For a 2hr timer, you'd need to use a larger resistor as well, and accuracy won't be perfect. Time (seconds) is 1.1 * R * C , for 7200 seconds, you'd need a 500k resistor and a large 12,000 uF cap (wouldn't fit on the board). If you go with a higher resistor, the delay is less accurate (5% of 1,000,000 is a lot more than 5% of 500,000). Capacitors also are +20%-50% tolerance, so I hope you aren't looking for exactly 2 hours.
 

Wendy

Joined Mar 24, 2008
23,415
I would say this is doable with a 555, or a CMOS 555 (longer duration). Really long times usually use counters though, then the number of counts is reached it triggers an alarm.
 

Thread Starter

mariotech

Joined Jan 29, 2011
2
Hi yes that is the Schematic for this kit. The time does not need to be accurate at all. If I replace the cap which number resistor is the one I need to replace.
Thanks Jonathan
 

Wendy

Joined Mar 24, 2008
23,415
I really don't understand what R2 and R3 do, they are the same ratio's as the internal 555 resistors, and the voltage at pin 5 would still be at the 2/3 Vcc voltage. I'm not sure why they are there. I suspect it is to lengthen the timing duration, but I don't see how it could do that. Maybe someone else would have some insight on that.

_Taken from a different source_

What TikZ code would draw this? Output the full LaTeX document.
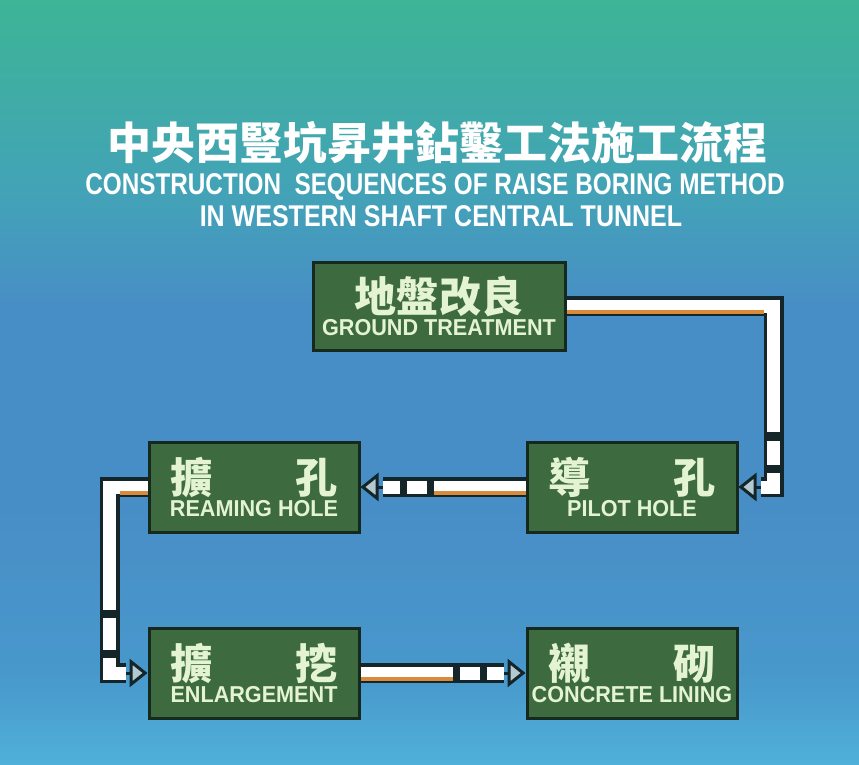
\documentclass[tikz,border=0pt]{standalone}
\usepackage{fontspec}
\usetikzlibrary{positioning,arrows.meta}

\newfontfamily\cjk{Noto Sans CJK TC}
\newfontfamily\titlefont{Liberation Sans}[FakeStretch=0.81]
\newfontfamily\boxfont{Liberation Sans}[FakeStretch=0.94]

\definecolor{bgtop}{HTML}{3DB596}
\definecolor{bgupper}{HTML}{43A2B8}
\definecolor{bgmid}{HTML}{488EC6}
\definecolor{bglow}{HTML}{4898CC}
\definecolor{bgbot}{HTML}{50B0D8}
\definecolor{boxfill}{HTML}{3D6B3F}
\definecolor{boxedge}{HTML}{15291F}
\definecolor{boxtext}{HTML}{E4F4D2}
\definecolor{pipeedge}{HTML}{14262A}
\definecolor{pipeorange}{HTML}{D98A3A}
\definecolor{tipfill}{HTML}{B4CACE}

\pgfdeclareverticalshading{bgshade}{100bp}{color(0bp)=(bgbot); color(25bp)=(bgbot);
  color(31bp)=(bglow); color(42bp)=(bgmid); color(55bp)=(bgmid); color(62bp)=(bgupper);
  color(75bp)=(bgtop); color(100bp)=(bgtop)}

\newcommand\boxzh{\cjk\bfseries\fontsize{42pt}{44pt}\selectfont}
\newcommand\boxen{\boxfont\bfseries\fontsize{23pt}{26pt}\selectfont}

\tikzset{
  box/.style={draw=boxedge, line width=3pt, fill=boxfill, text=boxtext,
    minimum width=210pt, minimum height=90pt, inner sep=0pt, align=center},
  pipe/.style={draw=white, line width=13pt,
    preaction={draw=pipeedge, line width=20pt, solid}},
  pipeglow/.style={draw=pipeorange, line width=4.5pt},
  tip/.style={draw=pipeedge, line width=3pt,
    -{Triangle[length=18pt, width=28pt, fill=tipfill]}},
  title/.style={text=white, inner sep=0pt}
}

\begin{document}
\begin{tikzpicture}[x=1pt, y=-1pt]
  \shade[shading=bgshade] (0,0) rectangle (859,765);
  \useasboundingbox (0,0) rectangle (859,765);

  \node[title, font=\cjk\bfseries\fontsize{44pt}{44pt}\selectfont] (titlezh) at (437,143)
    {中央西豎坑昇井鉆鑿工法施工流程};
  \node[title, font=\titlefont\bfseries\fontsize{30pt}{30pt}\selectfont] (titleen) at (435,187)
    {CONSTRUCTION\ \ SEQUENCES OF RAISE BORING METHOD};
  \node[title, font=\titlefont\bfseries\fontsize{30pt}{30pt}\selectfont, xscale=1.03] (titleen2) at (441,216)
    {IN WESTERN SHAFT CENTRAL TUNNEL};

  \node[box, minimum width=252pt, minimum height=88pt] (ground) at (439,306)
    {{\boxzh\makebox[170pt][s]{地\hfill 盤\hfill 改\hfill 良}}\\[2pt]{\boxen GROUND TREATMENT}};
  \node[box] (pilot) at (632,487)
    {{\boxzh\makebox[167pt][s]{導\hfill 孔}}\\[2pt]{\boxen PILOT HOLE}};
  \node[box, left=165pt of pilot] (ream)
    {{\boxzh\makebox[167pt][s]{擴\hfill 孔}}\\[2pt]{\boxen REAMING HOLE}};
  \node[box, below=93pt of ream] (enl)
    {{\boxzh\makebox[167pt][s]{擴\hfill 挖}}\\[2pt]{\boxen ENLARGEMENT}};
  \node[box, right=165pt of enl] (lining)
    {{\boxzh\makebox[167pt][s]{襯\hfill 砌}}\\[2pt]{\boxen CONCRETE LINING}};

  \draw[pipe, dash pattern=on 333pt off 9pt on 24pt off 8pt on 40pt]
    (ground.east) -- ++(207,0) |- ([xshift=22pt]pilot.east);
  \draw[pipeglow] ([yshift=-6pt]ground.east) -- ++(197,0);
  \draw[tip] ([xshift=22pt]pilot.east) -- (pilot.east);

  \draw[pipe, dash pattern=on 92pt off 7pt on 20pt off 7pt on 30pt]
    (pilot.west) -- ([xshift=22pt]ream.east);
  \draw[pipeglow] ([yshift=-6pt]pilot.west) -- ++(-92,0);
  \draw[tip] ([xshift=22pt]ream.east) -- (ream.east);

  \draw[pipe, dash pattern=on 161pt off 8pt on 32pt off 8pt on 40pt]
    (ream.west) -- ++(-38,0) |- ([xshift=-22pt]enl.west);
  \draw[pipeglow] ([yshift=-6pt]ream.west) -- ++(-28,0);
  \draw[tip] ([xshift=-22pt]enl.west) -- (enl.west);

  \draw[pipe, dash pattern=on 92pt off 7pt on 20pt off 7pt on 30pt]
    (enl.east) -- ([xshift=-22pt]lining.west);
  \draw[pipeglow] ([yshift=-6pt]enl.east) -- ++(92,0);
  \draw[tip] ([xshift=-22pt]lining.west) -- (lining.west);
\end{tikzpicture}
\end{document}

This design should be able to reach 242 seconds. You want to reach 7200 seconds (2 Hours). Your resistance is about a large as it can get, so the cap has to change. Looking at it C2 would need to be 3,000µF. For a 555 this is about the only way. You could attach a capacitor on the bottom across the existing C2.

Old electrolytics may not work well for this application, as the charge current is so low (about ½ µa). It is a common failure mode so I'm told. A new one should work OK though.

I have a article for something similar, 555 Monostable.
 

CDRIVE

Joined Jul 1, 2008
2,219
I would say this is doable with a 555, or a CMOS 555 (longer duration). Really long times usually use counters though, then the number of counts is reached it triggers an alarm.
I doubt that the chip exists any longer but many years ago (I think it was MAX) made a hybrid chip that was comprised of a 555 and two counters. It was capable of long time-outs into hours.